Broken Bird and premonitions

I signed us up for the river run on Saturday. I was supposed to unlock the bathrooms, since we've been having issues with our weekend Gates Guy for the parks, so I cycled down to the Marina a bit early. There were already many people gathered under the bright blue sky; moms with strollers, the entire high school wrestling team,
old people, young people, and one man in a diaper and wings, with a bow and arrow.
Michal showed up two minutes before the gun. He was late, he said, because he was looking for his other glove, and did I know where it was? Of course not. He had one pannier on his bike with water and an extra coat, since he would be cycling to Hood River after the race. He's crazy. He's really serious about cycling as much AS POSSIBLE. But, at least this meant that I would be able to keep up with him during the run; he would be saving his energy for the following bike ride.
I was able to run the first 2 kilometers. We passed the wrestling team, including their coach who was running in his jeans and boots... only in The Dalles! As we jogged along the river trail, I heard shouting from over the tracks. A bum was calling out to all the runners as they passed, but his ranting was unintelligible. I noticed he had a nice little bonfire going, right below the I-84 overpass. That can't be legal, I commented to Michal, but more conversation was prevented by the stitch in my side. I'm so out of shape. I started walking, and Michal did not protest... he slowed beside me, and we walked and talked for the next 2 kilometers.

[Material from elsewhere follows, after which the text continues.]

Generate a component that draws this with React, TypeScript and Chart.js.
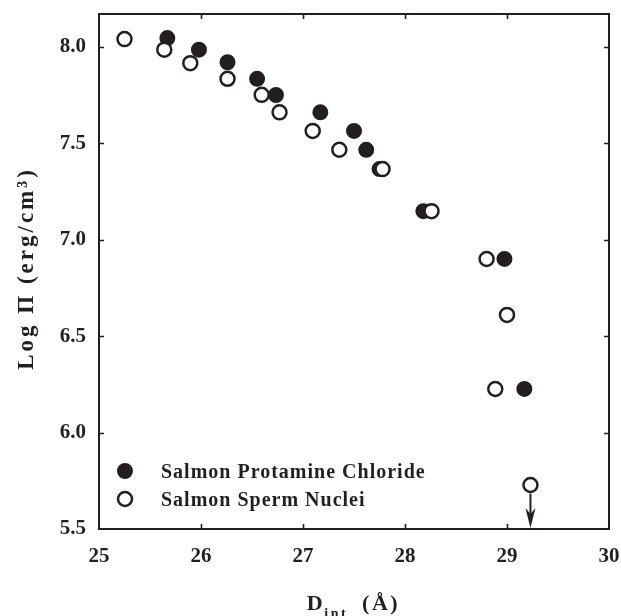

Just a few hundred feet from the finish line, I saw my mom standing by the trail. She waved, and we stopped to greet her; obviously we were not going to win any awards in this race.
"Look at this bird," she indicated a tree on the riverbank where a little brown thing was struggling. Michal peered closer. "It's stuck on fishing line," he confirmed. There was a 4-foot chainlink fence between us and the tree with the bird. I felt an urge to help the pathetic little thing. Mama was fussing over it from where she stood. "Oh the poor thing."
"I'm going to grab it like a chicken so it can't flap it's wings. I think it's just it's leg that's stuck."
I hoisted over the fence and crept slowly towards the bird. Mama made her psshhh bird call in an attempt to calm it down, which was kind of cute but useless. The bird freaked when I reached for it, and fell off the branch, but I got it. One leg was twisted in this stupid thin plastic thread. not fishing line, just fuzz from a piece of trash. I broke the thread with my thumb nail and kept the bird contained in my right hand. it's leg was like a piece of spaghetti, limp and juicy red. Gross and irreparable. "It's leg is broken, should I kill it?" I asked my audience.
"No, just let it go in the grass," said Michal. Mama wrung her hands.
I let it go. It did not try to fly away, but flapped into the cover of some bushes. I pulled myself back over the fence and onto the trail, feeling a little shaken by the whole incident. Mama carried the trash - it was an old sweatshirt from which the thread had come. People don't know where their trash goes. Its killing birds. Everywhere. I had a very sad, overwhelmed feeling.

We finished the race. We ran the last little segment. Michal biked to Hood River and back: a grand total 57 miles.

But I'm still thinking about that bird. I told Michal tonight, "you know we're going to see people like that on the side of the road in Central America. What are we going to do? We can't help everyone." The more I think about that little bird, the more I know that it is dead. I hope some animal ate it quickly. It was such a fragile little thing, I doubt it would have lasted in the February night."We didn't save it's life," I pointed out to Michal, "we only made ourselves feel better."
Its impossible for me to see suffering and not want to help. I know that there will be helpless little children (and adults) full of pain and misery in Central America, and it will tear my heart to ride past them on my bicycle. But what can I do? Aren't they just like the little bird - maybe I could free them from a moments pain, but their situation is so dismal that they are destined to die in misery. And there are thousands of people throwing their trash into the habitat that though I may free one bird from the wreckage, there will always be one more stuck in the mess...

Michal did not have a solid answer for me. He acknowledges that we will witness much pain and suffering. What will we do with it? We shall see.


Here is a picture of a child in Honduras. This kid's name is Dennis. He lives in a garbage dump. I pulled it off some humanitarian website.

Oh the heart ache. And we haven't even left yet.